| The exercise |
Omit all pictures and transcribe only the lines in the entries below that run from the line with "Write a web" through the line with "const qData = qTime.map((t, i)".

| Material for the task |

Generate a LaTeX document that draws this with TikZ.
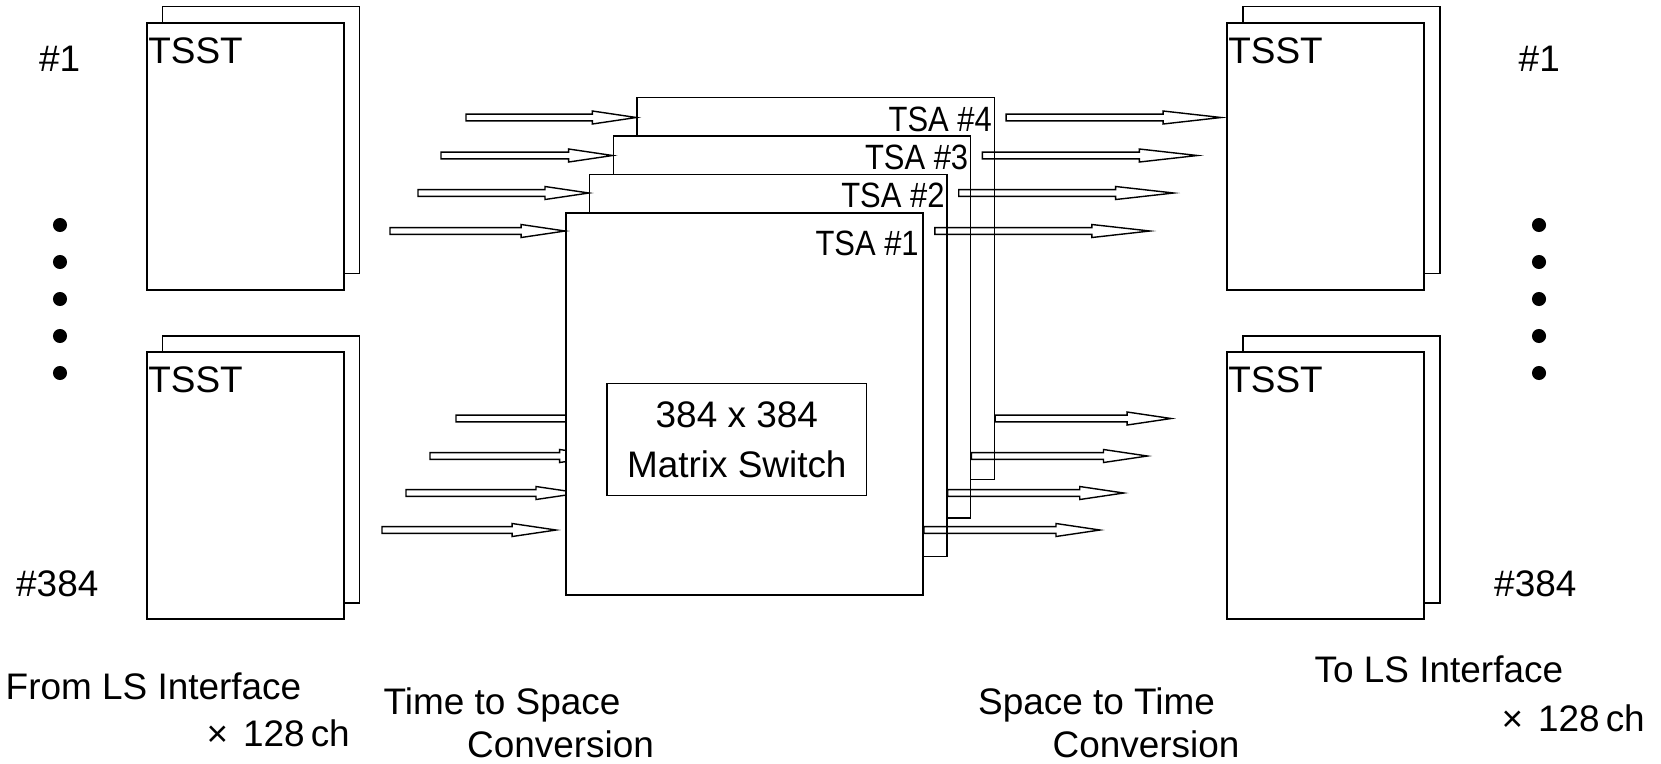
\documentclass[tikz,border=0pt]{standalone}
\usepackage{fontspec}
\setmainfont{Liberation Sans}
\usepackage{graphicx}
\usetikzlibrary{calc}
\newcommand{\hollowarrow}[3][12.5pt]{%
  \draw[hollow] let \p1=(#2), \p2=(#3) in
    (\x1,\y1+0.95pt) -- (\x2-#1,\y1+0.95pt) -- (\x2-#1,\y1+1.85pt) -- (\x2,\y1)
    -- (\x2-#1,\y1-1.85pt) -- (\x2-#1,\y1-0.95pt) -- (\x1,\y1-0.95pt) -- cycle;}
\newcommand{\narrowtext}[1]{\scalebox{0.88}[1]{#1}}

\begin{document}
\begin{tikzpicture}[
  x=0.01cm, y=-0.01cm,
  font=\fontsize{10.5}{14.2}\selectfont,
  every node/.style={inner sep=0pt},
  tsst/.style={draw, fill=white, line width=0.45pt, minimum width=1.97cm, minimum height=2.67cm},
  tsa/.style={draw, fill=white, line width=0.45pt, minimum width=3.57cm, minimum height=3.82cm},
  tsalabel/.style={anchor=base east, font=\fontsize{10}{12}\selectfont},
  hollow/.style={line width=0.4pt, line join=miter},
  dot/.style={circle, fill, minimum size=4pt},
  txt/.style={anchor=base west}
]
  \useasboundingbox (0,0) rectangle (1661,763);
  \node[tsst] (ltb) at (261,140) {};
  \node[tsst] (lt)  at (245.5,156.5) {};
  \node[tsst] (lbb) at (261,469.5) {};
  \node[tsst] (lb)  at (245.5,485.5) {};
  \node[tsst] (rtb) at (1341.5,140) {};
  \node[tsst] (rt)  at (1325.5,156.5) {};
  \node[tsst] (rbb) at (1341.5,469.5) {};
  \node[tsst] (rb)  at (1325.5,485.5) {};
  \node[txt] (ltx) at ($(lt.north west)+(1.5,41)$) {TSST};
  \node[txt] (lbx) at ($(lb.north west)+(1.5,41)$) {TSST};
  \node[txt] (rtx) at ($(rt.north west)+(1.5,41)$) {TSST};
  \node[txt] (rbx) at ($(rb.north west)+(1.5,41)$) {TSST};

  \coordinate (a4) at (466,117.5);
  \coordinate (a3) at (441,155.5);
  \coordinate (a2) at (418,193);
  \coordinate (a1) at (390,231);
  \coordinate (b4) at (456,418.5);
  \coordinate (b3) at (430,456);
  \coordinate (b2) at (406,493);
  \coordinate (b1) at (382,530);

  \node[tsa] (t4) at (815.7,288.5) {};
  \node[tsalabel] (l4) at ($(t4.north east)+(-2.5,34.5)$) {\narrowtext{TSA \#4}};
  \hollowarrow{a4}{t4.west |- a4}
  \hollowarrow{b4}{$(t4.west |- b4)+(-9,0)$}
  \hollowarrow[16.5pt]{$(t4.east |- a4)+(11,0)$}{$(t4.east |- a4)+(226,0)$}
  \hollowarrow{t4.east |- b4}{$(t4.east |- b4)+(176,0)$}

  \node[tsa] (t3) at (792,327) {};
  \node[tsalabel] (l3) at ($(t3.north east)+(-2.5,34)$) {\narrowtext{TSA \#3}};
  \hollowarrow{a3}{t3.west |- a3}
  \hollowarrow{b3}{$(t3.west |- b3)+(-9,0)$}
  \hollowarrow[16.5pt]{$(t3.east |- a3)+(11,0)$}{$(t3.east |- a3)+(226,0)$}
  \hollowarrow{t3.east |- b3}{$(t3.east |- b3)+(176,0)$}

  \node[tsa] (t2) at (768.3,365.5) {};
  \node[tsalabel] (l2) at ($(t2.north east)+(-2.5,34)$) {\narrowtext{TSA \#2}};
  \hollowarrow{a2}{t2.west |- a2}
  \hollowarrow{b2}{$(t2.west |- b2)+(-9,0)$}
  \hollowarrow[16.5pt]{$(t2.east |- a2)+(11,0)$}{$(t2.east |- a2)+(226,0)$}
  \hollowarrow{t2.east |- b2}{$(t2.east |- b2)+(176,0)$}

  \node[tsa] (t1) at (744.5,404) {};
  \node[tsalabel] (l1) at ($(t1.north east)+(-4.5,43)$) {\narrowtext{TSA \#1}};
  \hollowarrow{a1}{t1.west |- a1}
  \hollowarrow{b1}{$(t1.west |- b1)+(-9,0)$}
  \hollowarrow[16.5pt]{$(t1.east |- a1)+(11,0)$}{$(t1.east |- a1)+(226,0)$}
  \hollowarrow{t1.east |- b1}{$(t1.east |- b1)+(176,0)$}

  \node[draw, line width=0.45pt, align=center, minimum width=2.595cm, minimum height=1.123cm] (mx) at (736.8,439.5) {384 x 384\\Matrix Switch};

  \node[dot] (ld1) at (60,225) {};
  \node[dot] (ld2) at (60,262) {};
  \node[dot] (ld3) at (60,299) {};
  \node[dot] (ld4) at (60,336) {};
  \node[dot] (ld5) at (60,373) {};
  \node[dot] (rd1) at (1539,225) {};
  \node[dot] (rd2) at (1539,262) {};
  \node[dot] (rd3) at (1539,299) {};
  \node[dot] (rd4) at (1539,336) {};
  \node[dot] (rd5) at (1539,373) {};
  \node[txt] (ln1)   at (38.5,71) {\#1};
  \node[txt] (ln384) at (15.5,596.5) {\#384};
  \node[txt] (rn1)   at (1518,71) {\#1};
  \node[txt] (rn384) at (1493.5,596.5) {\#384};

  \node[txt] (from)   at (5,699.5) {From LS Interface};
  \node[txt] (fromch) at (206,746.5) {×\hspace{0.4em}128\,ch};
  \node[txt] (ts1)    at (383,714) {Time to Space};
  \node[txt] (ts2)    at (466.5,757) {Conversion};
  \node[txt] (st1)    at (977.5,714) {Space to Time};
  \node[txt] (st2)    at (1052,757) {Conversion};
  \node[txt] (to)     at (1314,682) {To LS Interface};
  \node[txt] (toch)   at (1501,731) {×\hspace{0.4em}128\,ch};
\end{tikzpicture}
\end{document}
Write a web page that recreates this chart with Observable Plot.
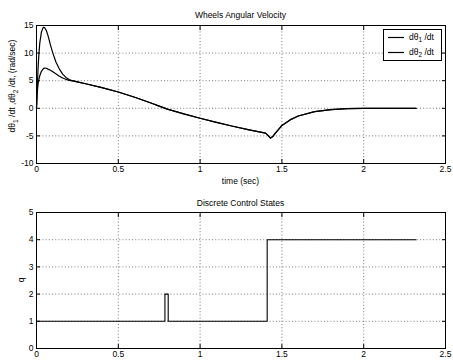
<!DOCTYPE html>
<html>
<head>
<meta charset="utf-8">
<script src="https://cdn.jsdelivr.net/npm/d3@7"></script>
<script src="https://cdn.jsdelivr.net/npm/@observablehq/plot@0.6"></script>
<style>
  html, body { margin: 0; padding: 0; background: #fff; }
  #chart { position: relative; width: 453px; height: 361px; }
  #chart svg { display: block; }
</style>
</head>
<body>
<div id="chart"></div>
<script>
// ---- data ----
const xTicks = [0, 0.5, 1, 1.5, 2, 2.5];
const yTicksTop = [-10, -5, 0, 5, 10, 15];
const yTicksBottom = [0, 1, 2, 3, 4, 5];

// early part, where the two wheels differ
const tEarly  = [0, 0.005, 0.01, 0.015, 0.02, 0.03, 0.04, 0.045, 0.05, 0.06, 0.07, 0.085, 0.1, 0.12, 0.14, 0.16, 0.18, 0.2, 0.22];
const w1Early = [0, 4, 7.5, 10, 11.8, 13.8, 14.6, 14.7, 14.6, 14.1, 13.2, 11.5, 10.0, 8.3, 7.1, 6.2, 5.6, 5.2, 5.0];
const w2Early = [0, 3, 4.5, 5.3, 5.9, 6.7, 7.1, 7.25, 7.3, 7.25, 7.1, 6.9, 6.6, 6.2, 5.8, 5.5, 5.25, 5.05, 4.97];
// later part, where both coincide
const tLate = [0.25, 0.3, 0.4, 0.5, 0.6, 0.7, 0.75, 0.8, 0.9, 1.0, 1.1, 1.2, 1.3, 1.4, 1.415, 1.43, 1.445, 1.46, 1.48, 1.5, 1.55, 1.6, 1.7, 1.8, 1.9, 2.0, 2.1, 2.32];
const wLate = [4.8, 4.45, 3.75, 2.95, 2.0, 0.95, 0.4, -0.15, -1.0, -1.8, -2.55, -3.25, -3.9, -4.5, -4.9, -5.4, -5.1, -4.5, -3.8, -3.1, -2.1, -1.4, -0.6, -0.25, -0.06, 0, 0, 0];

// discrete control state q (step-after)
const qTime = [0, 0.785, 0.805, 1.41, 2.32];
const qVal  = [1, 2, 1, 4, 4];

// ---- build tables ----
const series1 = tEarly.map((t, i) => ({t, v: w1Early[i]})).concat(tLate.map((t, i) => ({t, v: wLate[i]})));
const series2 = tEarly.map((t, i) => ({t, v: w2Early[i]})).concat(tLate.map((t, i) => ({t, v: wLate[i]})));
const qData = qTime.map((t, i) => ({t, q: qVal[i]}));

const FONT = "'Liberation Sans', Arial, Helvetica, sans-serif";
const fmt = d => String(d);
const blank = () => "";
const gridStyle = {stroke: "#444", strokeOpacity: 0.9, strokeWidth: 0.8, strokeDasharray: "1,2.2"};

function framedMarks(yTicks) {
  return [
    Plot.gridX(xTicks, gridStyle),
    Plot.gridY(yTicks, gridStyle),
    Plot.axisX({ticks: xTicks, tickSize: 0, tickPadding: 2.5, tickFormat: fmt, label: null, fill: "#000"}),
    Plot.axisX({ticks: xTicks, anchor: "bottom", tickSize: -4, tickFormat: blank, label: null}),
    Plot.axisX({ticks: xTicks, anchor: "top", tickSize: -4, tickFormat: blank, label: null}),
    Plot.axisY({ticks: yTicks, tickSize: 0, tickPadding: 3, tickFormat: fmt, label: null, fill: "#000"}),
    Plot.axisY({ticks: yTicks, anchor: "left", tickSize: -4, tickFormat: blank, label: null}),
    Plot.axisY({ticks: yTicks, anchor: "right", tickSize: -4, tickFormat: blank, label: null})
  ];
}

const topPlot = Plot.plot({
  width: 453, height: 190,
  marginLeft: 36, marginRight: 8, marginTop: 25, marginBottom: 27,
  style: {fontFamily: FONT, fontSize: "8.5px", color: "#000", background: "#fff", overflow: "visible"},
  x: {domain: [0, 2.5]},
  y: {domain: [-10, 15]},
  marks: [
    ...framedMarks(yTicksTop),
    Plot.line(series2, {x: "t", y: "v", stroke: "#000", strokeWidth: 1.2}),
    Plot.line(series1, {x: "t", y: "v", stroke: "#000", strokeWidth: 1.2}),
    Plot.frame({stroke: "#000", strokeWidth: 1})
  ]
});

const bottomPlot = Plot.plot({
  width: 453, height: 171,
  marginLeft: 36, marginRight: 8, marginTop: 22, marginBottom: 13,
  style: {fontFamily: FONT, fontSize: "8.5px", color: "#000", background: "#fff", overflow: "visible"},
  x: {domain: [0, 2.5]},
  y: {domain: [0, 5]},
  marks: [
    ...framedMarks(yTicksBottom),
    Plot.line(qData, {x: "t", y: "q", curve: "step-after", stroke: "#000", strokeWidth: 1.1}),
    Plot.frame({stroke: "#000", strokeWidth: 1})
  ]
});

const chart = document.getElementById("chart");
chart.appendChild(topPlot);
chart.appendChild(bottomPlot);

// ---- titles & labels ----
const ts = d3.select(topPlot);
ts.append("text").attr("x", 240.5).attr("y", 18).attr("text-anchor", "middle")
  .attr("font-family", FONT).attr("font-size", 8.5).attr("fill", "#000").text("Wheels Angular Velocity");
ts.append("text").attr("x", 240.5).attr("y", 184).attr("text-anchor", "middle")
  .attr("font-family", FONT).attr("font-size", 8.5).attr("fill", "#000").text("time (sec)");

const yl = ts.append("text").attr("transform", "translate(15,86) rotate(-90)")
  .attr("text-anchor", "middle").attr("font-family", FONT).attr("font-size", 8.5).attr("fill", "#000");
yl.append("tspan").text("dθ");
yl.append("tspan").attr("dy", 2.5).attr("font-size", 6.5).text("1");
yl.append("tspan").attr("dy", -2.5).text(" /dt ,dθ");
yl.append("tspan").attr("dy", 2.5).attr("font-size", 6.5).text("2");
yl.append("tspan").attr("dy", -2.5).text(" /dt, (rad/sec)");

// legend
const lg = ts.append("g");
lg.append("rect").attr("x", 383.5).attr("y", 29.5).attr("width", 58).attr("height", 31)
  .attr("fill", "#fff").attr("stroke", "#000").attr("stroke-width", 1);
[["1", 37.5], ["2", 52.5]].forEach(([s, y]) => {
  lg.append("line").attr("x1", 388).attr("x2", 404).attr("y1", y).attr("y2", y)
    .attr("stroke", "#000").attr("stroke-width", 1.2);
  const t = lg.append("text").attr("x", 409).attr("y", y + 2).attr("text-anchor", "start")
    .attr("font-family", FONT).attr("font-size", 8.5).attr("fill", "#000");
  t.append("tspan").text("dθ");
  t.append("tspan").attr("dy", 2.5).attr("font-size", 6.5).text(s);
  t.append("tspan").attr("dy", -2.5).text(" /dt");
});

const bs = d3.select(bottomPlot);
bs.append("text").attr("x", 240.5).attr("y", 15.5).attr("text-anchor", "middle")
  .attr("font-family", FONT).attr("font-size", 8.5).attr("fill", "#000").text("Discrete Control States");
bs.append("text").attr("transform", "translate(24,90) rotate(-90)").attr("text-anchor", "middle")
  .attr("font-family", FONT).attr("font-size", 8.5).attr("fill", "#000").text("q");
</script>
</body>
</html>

| Output of the exercise |
Write a web page that recreates this chart with Observable Plot.
<!DOCTYPE html>
<html>
<head>
<meta charset="utf-8">
<script src="https://cdn.jsdelivr.net/npm/d3@7"></script>
<script src="https://cdn.jsdelivr.net/npm/@observablehq/plot@0.6"></script>
<style>
  html, body { margin: 0; padding: 0; background: #fff; }
  #chart { position: relative; width: 453px; height: 361px; }
  #chart svg { display: block; }
</style>
</head>
<body>
<div id="chart"></div>
<script>
// ---- data ----
const xTicks = [0, 0.5, 1, 1.5, 2, 2.5];
const yTicksTop = [-10, -5, 0, 5, 10, 15];
const yTicksBottom = [0, 1, 2, 3, 4, 5];

// early part, where the two wheels differ
const tEarly  = [0, 0.005, 0.01, 0.015, 0.02, 0.03, 0.04, 0.045, 0.05, 0.06, 0.07, 0.085, 0.1, 0.12, 0.14, 0.16, 0.18, 0.2, 0.22];
const w1Early = [0, 4, 7.5, 10, 11.8, 13.8, 14.6, 14.7, 14.6, 14.1, 13.2, 11.5, 10.0, 8.3, 7.1, 6.2, 5.6, 5.2, 5.0];
const w2Early = [0, 3, 4.5, 5.3, 5.9, 6.7, 7.1, 7.25, 7.3, 7.25, 7.1, 6.9, 6.6, 6.2, 5.8, 5.5, 5.25, 5.05, 4.97];
// later part, where both coincide
const tLate = [0.25, 0.3, 0.4, 0.5, 0.6, 0.7, 0.75, 0.8, 0.9, 1.0, 1.1, 1.2, 1.3, 1.4, 1.415, 1.43, 1.445, 1.46, 1.48, 1.5, 1.55, 1.6, 1.7, 1.8, 1.9, 2.0, 2.1, 2.32];
const wLate = [4.8, 4.45, 3.75, 2.95, 2.0, 0.95, 0.4, -0.15, -1.0, -1.8, -2.55, -3.25, -3.9, -4.5, -4.9, -5.4, -5.1, -4.5, -3.8, -3.1, -2.1, -1.4, -0.6, -0.25, -0.06, 0, 0, 0];

// discrete control state q (step-after)
const qTime = [0, 0.785, 0.805, 1.41, 2.32];
const qVal  = [1, 2, 1, 4, 4];

// ---- build tables ----
const series1 = tEarly.map((t, i) => ({t, v: w1Early[i]})).concat(tLate.map((t, i) => ({t, v: wLate[i]})));
const series2 = tEarly.map((t, i) => ({t, v: w2Early[i]})).concat(tLate.map((t, i) => ({t, v: wLate[i]})));
const qData = qTime.map((t, i) => ({t, q: qVal[i]}));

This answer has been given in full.